WORKING YOUR PLASTIC
Over the years, I have fished with many people and everybody develops their own style that suits them. I myself generally mix up my retrieve with twitches, lifts and pauses. The plastic and jig head you’re using will dictate the way you need to retrieve it. Remember, experimenting with how your lure swims will show you how to work it; if you don’t look at your lure and think, “wow, that looks just like an injured little minnow” or it doesn’t look natural, you’re probably doing something wrong. Adjust the weight you’re using and your retrieve until your plastic presents naturally. Be mindful that trout will be wary of anything that doesn’t look natural, if it does look natural they will hit and swallow a plastic with aggression and you’ll know about it. If you can visibly see trout following your lure but they’re not hitting it, try adding some longer pauses or a few twitches to get them to strike. Putting any combination of variables in your retrieval such as speeding up or slowing down with shorter/longer twitches and shorter/longer pauses will enable you to discover what works for you on any given day.
RODS AND REELS
I always use graphite or carbon composite rods and spool with braid. I have three different rods that I have set up for soft plastics, each one is different for varying scenarios. You can’t always use the same rod and reel set up as you need varying line class for different situations. When fishing a lake or deep, wide rivers I like to use rods of about 7ft in length and rated 2-4kg or 2-5kg with a 2000/2500 size reel. These rods allow me to have great control over my plastic and allow me to feel every bump and hit. I spool with 10lb braid and 8lb leader. The down side of fishing braid this heavy is that fish under a kilo don’t put up much of a fight and casting light jig heads is a bit of a struggle as well. In saying that I still prefer this set up as when that better fish in excess of 1.5kg comes along I have the best possible chance of landing it as I can pull the fish out of structure quickly and I haven’t under gunned myself. I’d rather catch that one 2.5kg fish than fight fish under a kilo on super light gear! 7’ rods are great for fishing off a bank and I know I’m casting distances at my optimum. The other set up I use is a 6ft graphite medium taper rod rated 2 to 6lb with a 2000 size reel spooled with 8lb braid and 6lb leader. I use this rod when fishing small streams where you don’t have to cast great distances and need to make short accurate casts to structure. This outfit is great on small fish and very challenging on the larger fish. Be sure to pick up a myriad of rods, as all manufacturers rate their rods the same (i.e. 2-4kg) however actions may vary.

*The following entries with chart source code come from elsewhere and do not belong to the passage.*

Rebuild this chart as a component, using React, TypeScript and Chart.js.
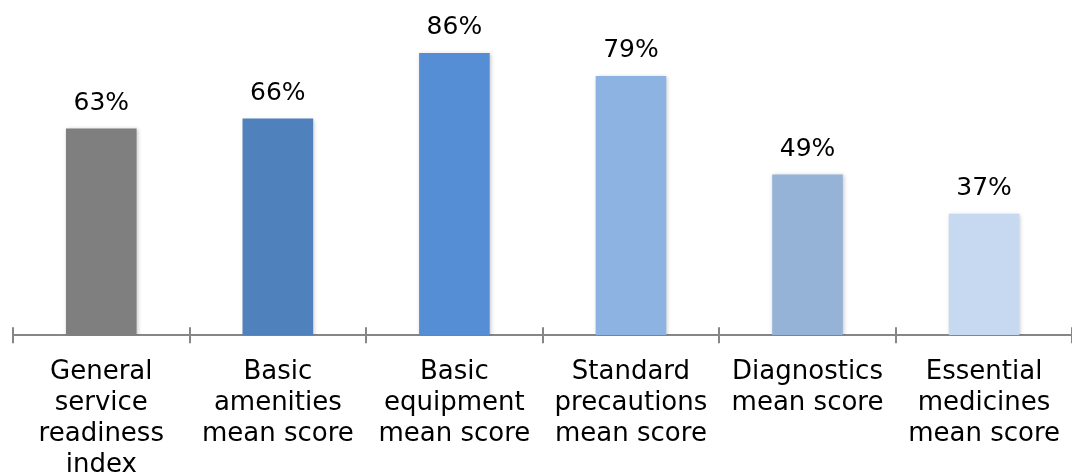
import React, { useEffect, useRef } from "react";
import { Chart, registerables } from "chart.js";

Chart.register(...registerables);

const categories: string[][] = [
  ["General", "service", "readiness", "index"],
  ["Basic", "amenities", "mean score"],
  ["Basic", "equipment", "mean score"],
  ["Standard", "precautions", "mean score"],
  ["Diagnostics", "mean score"],
  ["Essential", "medicines", "mean score"],
];
const values: number[] = [63, 66, 86, 79, 49, 37];
const barColors: string[] = ["#7f7f7f", "#4f81bd", "#558ed5", "#8db3e2", "#95b3d7", "#c6d9f1"];

const FONT = "'DejaVu Sans', sans-serif";

const valueLabels = {
  id: "valueLabels",
  afterDatasetsDraw(chart: any) {
    const ctx = chart.ctx;
    const meta = chart.getDatasetMeta(0);
    ctx.save();
    ctx.font = `25px ${FONT}`;
    ctx.fillStyle = "#000";
    ctx.textAlign = "center";
    ctx.textBaseline = "middle";
    meta.data.forEach((bar: any, i: number) => {
      ctx.fillText(values[i] + "%", bar.x, bar.y - 25);
    });
    ctx.restore();
  },
};

const crossTicks = {
  id: "crossTicks",
  afterDraw(chart: any) {
    const ctx = chart.ctx;
    const xs = chart.scales.x;
    const y0 = chart.chartArea.bottom;
    ctx.save();
    ctx.strokeStyle = "#868686";
    ctx.lineWidth = 2;
    ctx.beginPath();
    for (let i = 0; i <= categories.length; i++) {
      const x = Math.round(xs.getPixelForValue(i - 0.5));
      ctx.moveTo(x, y0 - 8);
      ctx.lineTo(x, y0 + 8);
    }
    ctx.stroke();
    ctx.restore();
  },
};

const barShadow = {
  id: "barShadow",
  beforeDatasetsDraw(chart: any) {
    const ctx = chart.ctx;
    ctx.save();
    ctx.shadowColor = "rgba(0,0,0,0.22)";
    ctx.shadowBlur = 4;
    ctx.shadowOffsetX = 1;
    ctx.shadowOffsetY = 1;
  },
  afterDatasetsDraw(chart: any) {
    chart.ctx.restore();
  },
};

export default function App() {
  const ref = useRef<HTMLCanvasElement | null>(null);
  useEffect(() => {
    if (!ref.current) return;
    const chart = new Chart(ref.current, {
      type: "bar",
      data: {
        labels: categories,
        datasets: [
          {
            data: values,
            backgroundColor: barColors,
            borderWidth: 0,
            barPercentage: 0.4,
            categoryPercentage: 1,
          },
        ],
      },
      options: {
        animation: false,
        responsive: false,
        maintainAspectRatio: false,
        layout: { padding: { top: 7, left: 13, right: 0, bottom: 0 } },
        plugins: { legend: { display: false }, tooltip: { enabled: false } },
        scales: {
          y: { display: false, min: 0, max: 100 },
          x: {
            grid: { display: false, drawTicks: false },
            border: { display: true, color: "#868686", width: 2 },
            ticks: {
              color: "#000",
              padding: 21,
              maxRotation: 0,
              autoSkip: false,
              font: { family: FONT, size: 26, lineHeight: 1.2 },
            },
          },
        },
      },
      plugins: [barShadow, valueLabels, crossTicks],
    });
    return () => chart.destroy();
  }, []);
  return (
    <div style={{ position: "fixed", left: 0, top: 0, width: 1072, height: 475, overflow: "hidden", background: "#fff" }}>
      <canvas ref={ref} width={1081} height={502} style={{ display: "block" }} />
    </div>
  );
}
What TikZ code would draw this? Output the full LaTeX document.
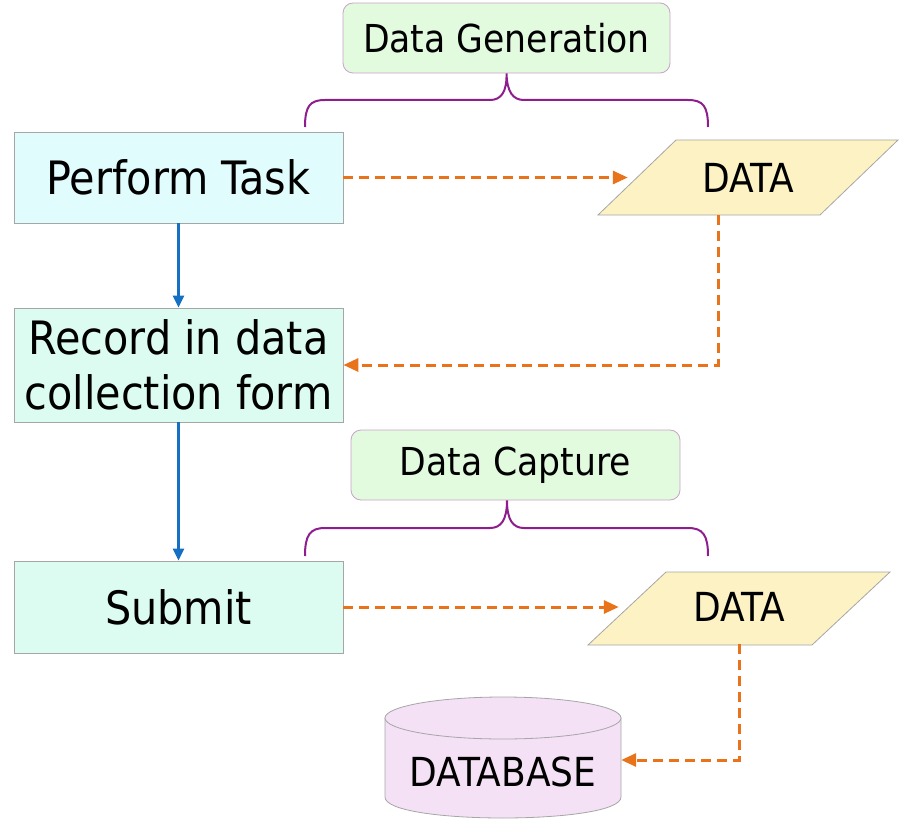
\documentclass[tikz,border=0pt]{standalone}
\usepackage{fontspec}
\setmainfont{DejaVu Sans Condensed}
\usepackage{tikz}
\usetikzlibrary{arrows.meta}

\definecolor{boxgray}{HTML}{A6A6A6}
\definecolor{taskcyan}{HTML}{E0FCFC}
\definecolor{formgreen}{HTML}{DCFCF2}
\definecolor{phasegreen}{HTML}{E2FBDF}
\definecolor{phaseedge}{HTML}{C9A3C9}
\definecolor{datayellow}{HTML}{FCF2C4}
\definecolor{dbpink}{HTML}{F5E1F5}
\definecolor{floworange}{HTML}{E8731A}
\definecolor{stepblue}{HTML}{1570C4}
\definecolor{bracepurple}{HTML}{8E1E8E}

\tikzset{
  taskbox/.style={draw=boxgray, line width=0.8pt, minimum width=329pt, align=center,
    font=\fontsize{46}{55}\selectfont},
  phasebox/.style={draw=phaseedge, line width=0.8pt, fill=phasegreen, rounded corners=10pt,
    minimum height=70pt, font=\fontsize{38.5}{44}\selectfont},
  datashape/.style={draw=boxgray, line width=0.8pt, fill=datayellow},
  dbshape/.style={draw=boxgray, line width=0.8pt, fill=dbpink},
  label/.style={inner sep=0pt, font=\fontsize{40}{44}\selectfont},
  flow/.style={floworange, line width=3pt, dash pattern=on 10pt off 6pt,
    -{Triangle[length=15pt,width=13pt]}},
  next/.style={stepblue, line width=2.8pt, -{Triangle[length=12pt,width=11pt]}},
  brace/.style={bracepurple, line width=2pt}
}

\begin{document}
\begin{tikzpicture}[x=1pt,y=-1pt]
  \useasboundingbox (0,0) rectangle (900,840);

  % Steps on the left
  \node[taskbox, fill=taskcyan, minimum height=91pt] (perform) at (178.5,177.5) {Perform Task};
  \node[taskbox, fill=formgreen, minimum height=114pt] (record) at (178.5,365) {Record in data\\collection form};
  \node[taskbox, fill=formgreen, minimum height=92pt] (submit) at (178.5,607) {Submit};
  \draw[next] (perform) -- (record);
  \draw[next] (record) -- (submit);

  % Phase labels with braces
  \node[phasebox, minimum width=327pt] (gen) at (506.5,38) {Data Generation};
  \node[phasebox, minimum width=329pt] (capture) at (515.5,465) {Data Capture};
  \coordinate (gentip) at (gen.south);
  \coordinate (captip) at ([xshift=-8.5pt]capture.south);
  \draw[brace] (305,127) .. controls (305,106) and (310,100) .. (325,100) -- (490,100)
    .. controls (501,100) and (507,92) .. (gentip)
    .. controls (507,92) and (513,100) .. (524,100) -- (688,100)
    .. controls (703,100) and (708,106) .. (708,127);
  \draw[brace] (305,556) .. controls (305,535) and (310,528) .. (325,528) -- (490,528)
    .. controls (501,528) and (507,520) .. (captip)
    .. controls (507,520) and (513,528) .. (524,528) -- (688,528)
    .. controls (703,528) and (708,535) .. (708,556);

  % Data
  \draw[datashape] (598,215) -- (676,140) -- (898,140) -- (820,215) -- cycle;
  \node[label, minimum width=240pt, minimum height=75pt] (data1) at (748,177.5) {DATA};
  \draw[datashape] (588,645) -- (666,572) -- (890,572) -- (812,645) -- cycle;
  \node[label, minimum width=240pt, minimum height=73pt] (data2) at (739,607) {DATA};

  % Database
  \draw[dbshape] (385,718) -- (385,797) .. controls (385,825) and (621,825) .. (621,797)
    -- (621,718) -- cycle;
  \draw[dbshape] (503,718) ellipse [x radius=118pt, y radius=21pt];
  \node[label, minimum width=236pt] (db) at (503,772) {DATABASE};

  \draw[flow] (perform) -- (data1);
  \draw[flow] ([xshift=-30pt]data1.south) |- (record);
  \draw[flow] (submit) -- (data2);
  \draw[flow] (data2.south) |- ([yshift=12pt]db.east);
\end{tikzpicture}
\end{document}
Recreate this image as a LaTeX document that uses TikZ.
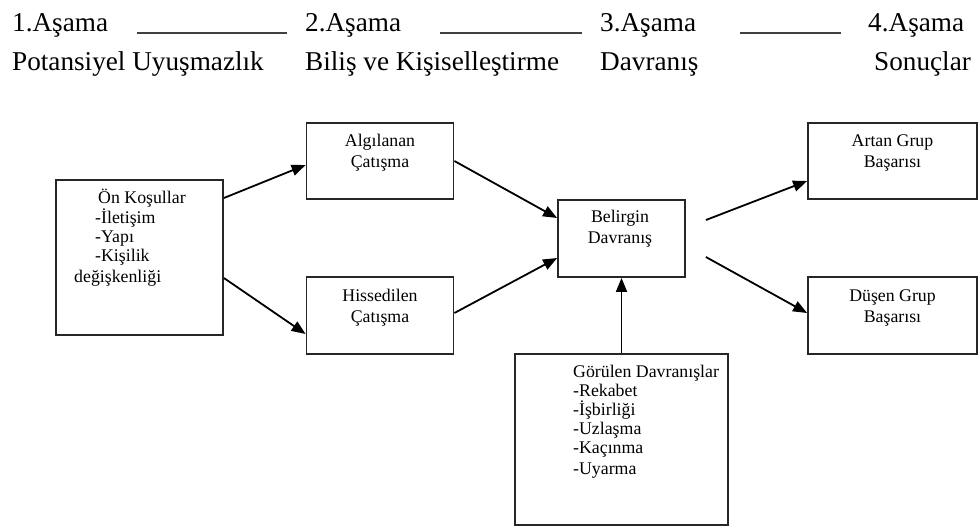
\documentclass[tikz,border=0pt]{standalone}
\usepackage{fontspec}
\setmainfont{Liberation Serif}
\usetikzlibrary{arrows.meta}
\begin{document}
\begin{tikzpicture}[x=1pt,y=-1pt,
  box/.style={draw=black!85,line width=1.8pt,inner sep=0pt},
  head/.style={anchor=base west,inner sep=0pt,font=\fontsize{27.2}{30}\selectfont},
  txt/.style={anchor=base,inner sep=0pt,align=center,font=\fontsize{17.8}{20.5}\selectfont},
  ltxt/.style={anchor=base west,inner sep=0pt,align=left,font=\fontsize{17.8}{18.8}\selectfont},
  hline/.style={draw=black!75,line width=2.2pt},
  arr/.style={draw=black,line width=1.8pt,-{Triangle[length=14pt,width=11pt]}}]
\useasboundingbox (0,0) rectangle (979,528);
% header
\node[head] (h1) at (12,31) {1.Aşama};
\node[head] (h2) at (305,31) {2.Aşama};
\node[head] (h3) at (600,31) {3.Aşama};
\node[head] (h4) at (868,31) {4.Aşama};
\node[head] (s1) at (12,70) {Potansiyel Uyuşmazlık};
\node[head] (s2) at (305,70) {Biliş ve Kişiselleştirme};
\node[head] (s3) at (600,70) {Davranış};
\node[head] (s4) at (874,70) {Sonuçlar};
\coordinate (l1a) at (137,33); \coordinate (l1b) at (287,33);
\coordinate (l2a) at (440,33); \coordinate (l2b) at (582,33);
\coordinate (l3a) at (740,33); \coordinate (l3b) at (841,33);
\draw[hline] (l1a) -- (l1b);
\draw[hline] (l2a) -- (l2b);
\draw[hline] (l3a) -- (l3b);
% boxes
\node[box,minimum width=167pt,minimum height=155pt] (on) at (139.5,257.5) {};
\node[box,minimum width=147pt,minimum height=76pt] (alg) at (380,161) {};
\node[box,minimum width=147pt,minimum height=77pt] (his) at (380,315.5) {};
\node[box,minimum width=127pt,minimum height=77pt] (bel) at (621.5,238.5) {};
\node[box,minimum width=213pt,minimum height=171pt] (gor) at (621.5,439.5) {};
\node[box,minimum width=169pt,minimum height=76pt] (art) at (892.5,161) {};
\node[box,minimum width=169pt,minimum height=77pt] (dus) at (892.5,315.5) {};
% texts (base anchor = baseline of last line)
\node[ltxt] (ont1) at (98,203) {Ön Koşullar};
\node[ltxt] (ont2) at (95,261) {-İletişim\\-Yapı\\-Kişilik};
\node[ltxt] (ont3) at (74,282) {değişkenliği};
\node[txt] (algt) at (380,167) {Algılanan\\Çatışma};
\node[txt] (hist) at (380,322) {Hissedilen\\Çatışma};
\node[txt] (belt) at (620,243) {Belirgin\\Davranış};
\node[ltxt] (gort) at (573,453) {Görülen Davranışlar\\-Rekabet\\-İşbirliği\\-Uzlaşma\\-Kaçınma};
\node[ltxt] (gort2) at (573,474) {-Uyarma};
\node[txt] (artt) at (892.5,167) {Artan Grup\\Başarısı};
\node[txt] (dust) at (892.5,322) {Düşen Grup\\Başarısı};
% arrows
\draw[arr] ([yshift=59.5pt]on.east) -- ([yshift=-4pt]alg.west);
\draw[arr] ([yshift=-20.5pt]on.east) -- ([yshift=-18.5pt]his.west);
\draw[arr] (alg.east) -- ([yshift=20.5pt]bel.west);
\draw[arr] ([yshift=2.5pt]his.east) -- ([yshift=-19.5pt]bel.west);
\coordinate (b1) at ([xshift=20pt,yshift=18.5pt]bel.east);
\coordinate (b2) at ([xshift=20pt,yshift=-18.5pt]bel.east);
\draw[arr] (b1) -- ([yshift=-20pt]art.west);
\draw[arr] (b2) -- ([yshift=2.5pt]dus.west);
\draw[arr] (gor.north) -- (bel.south);
\end{tikzpicture}
\end{document}
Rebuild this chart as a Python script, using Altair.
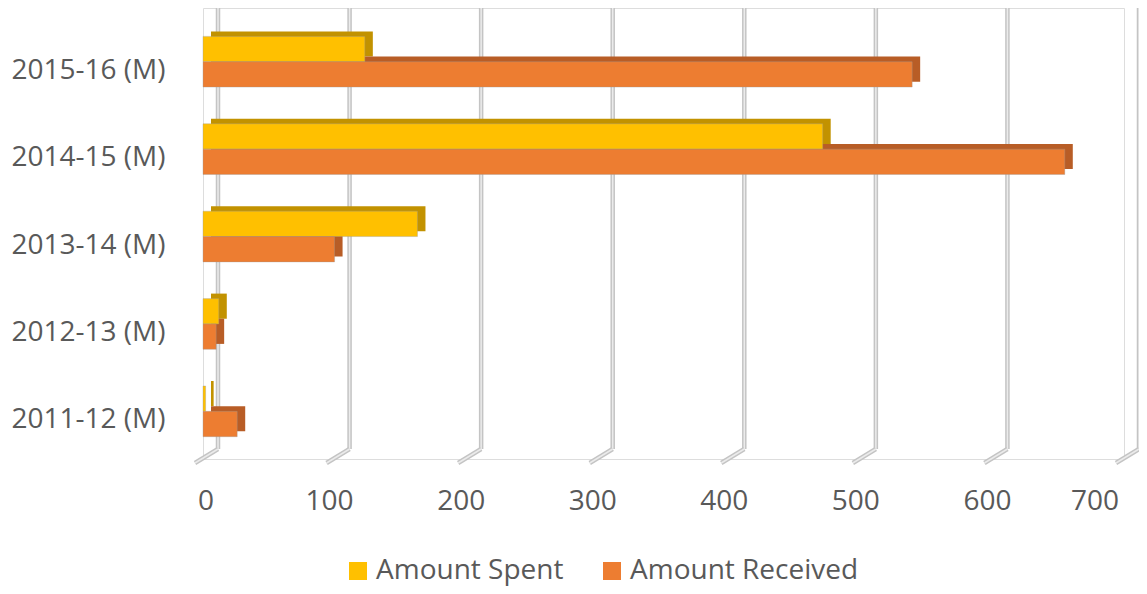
import altair as alt
import pandas as pd

categories = ["2015-16 (M)", "2014-15 (M)", "2013-14 (M)", "2012-13 (M)", "2011-12 (M)"]
spent = [123, 471, 163, 12, 2]
received = [539, 655, 100, 10, 26]
series_names = ["Amount Spent", "Amount Received"]
colors = ["#FFC000", "#ED7D31"]
dark_colors = ["#C29200", "#B85D26"]
x_ticks = [0, 100, 200, 300, 400, 500, 600, 700]

rows = []
for c, s, r in zip(categories, spent, received):
    rows.append({"cat": c, "series": series_names[0], "value": s})
    rows.append({"cat": c, "series": series_names[1], "value": r})
df = pd.DataFrame(rows)
ticks_df = pd.DataFrame({"tick": x_ticks})

FONT = "Open Sans"
GRAY = "#595959"

y_enc = alt.Y("cat:N", sort=categories, title=None,
              scale=alt.Scale(paddingInner=0.42, paddingOuter=0.29, align=0.56),
              axis=alt.Axis(labelFont=FONT, labelFontSize=28, labelColor=GRAY,
                            labelPadding=38, ticks=False, domain=False, grid=False,
                            labelOffset=9))
x_scale = alt.Scale(domain=[0, 700], nice=False)
x_enc = alt.X("value:Q", title=None, scale=x_scale,
              axis=alt.Axis(values=x_ticks, labelFont=FONT, labelFontSize=28,
                            labelColor=GRAY, ticks=False, domain=False, grid=False,
                            labelPadding=28, labelOffset=-5.5))

grid_outer = alt.Chart(ticks_df).mark_rule(color="#C4C4C4", strokeWidth=4.5, xOffset=15).encode(
    x=alt.X("tick:Q", scale=x_scale, title=None),
    y=alt.value(-8), y2=alt.value(441))
grid_inner = alt.Chart(ticks_df).mark_rule(color="#EBEBEB", strokeWidth=1.5, xOffset=15).encode(
    x=alt.X("tick:Q", scale=x_scale, title=None),
    y=alt.value(-8), y2=alt.value(441))
diag_outer = alt.Chart(ticks_df).mark_rule(color="#C4C4C4", strokeWidth=4.5, xOffset=15, x2Offset=-8).encode(
    x=alt.X("tick:Q", scale=x_scale, title=None), x2="tick:Q",
    y=alt.value(441), y2=alt.value(455))
diag_inner = alt.Chart(ticks_df).mark_rule(color="#EBEBEB", strokeWidth=1.5, xOffset=15, x2Offset=-8).encode(
    x=alt.X("tick:Q", scale=x_scale, title=None), x2="tick:Q",
    y=alt.value(441), y2=alt.value(455))

shadow = alt.Chart(df).mark_bar(strokeWidth=0, xOffset=8, x2Offset=8).encode(
    y=y_enc,
    yOffset=alt.YOffset("series:N", sort=series_names,
                        scale=alt.Scale(range=[-5, 45.3])),
    x=x_enc,
    color=alt.Color("series:N", sort=series_names,
                    scale=alt.Scale(domain=series_names, range=dark_colors),
                    legend=None),
)

bars = alt.Chart(df).mark_bar(stroke="#9A9A9A", strokeWidth=0.6, strokeOpacity=0.6).encode(
    y=y_enc,
    yOffset=alt.YOffset("series:N", sort=series_names),
    x=x_enc,
    color=alt.Color("series:N", sort=series_names,
                    scale=alt.Scale(domain=series_names, range=colors),
                    legend=alt.Legend(title=None, orient="none", direction="horizontal",
                                      legendX=141, legendY=549,
                                      symbolType="square", symbolSize=324,
                                      symbolStrokeWidth=0, labelLimit=400,
                                      labelFont=FONT, labelFontSize=28, labelColor=GRAY,
                                      labelOffset=4, columnPadding=34, padding=0)),
)

chart = alt.layer(grid_outer, grid_inner, diag_outer, diag_inner, shadow, bars).resolve_scale(
    color="independent", yOffset="independent"
).properties(
    width=921, height=451,
    autosize=alt.AutoSizeParams(type="none"),
    padding={"left": 195, "top": 0, "right": 15, "bottom": 127},
).configure_view(stroke=None).configure(background="white")

chart.save("out.html", embed_options={"renderer": "svg", "actions": False})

While you may think 10lb or even 8lb braid is excessive I find that the difference in diameter is minimal and I predominantly use it as the heavier braid provides me with greater abrasion resistance in the heavily snagged areas I am fishing. I am most comfortable with this but if you prefer lighter and the terrain allows it, then by all means do so.
WHEN TO FISH
Although not a concrete rule, three days before or after a full or new moon with a steady or high barometer can prove to be productive. Be sure to look at what the weather has done in the weeks prior to your trip. If it has been raining non stop for two weeks rivers may be running too fast or if it hasn’t rained at all they may be running too slow. A phone call to the local tackle store in the area your planning on fishing should give you a good idea about how the local rivers are flowing. I like to move around and try different areas whether it be lakes or rivers as there is always a new challenge and some great country to fish in. Keeping an ear out via social media, forums and talking with other fishermen will give you a good idea of what is firing and when.
We do not become experienced anglers by just sitting at home so do your research, and above all else just get out and do it! If you apply the basic principles laid out in this article and use your own natural fishing and hunting intuition, you should see yourself catching some nice trout on plastics.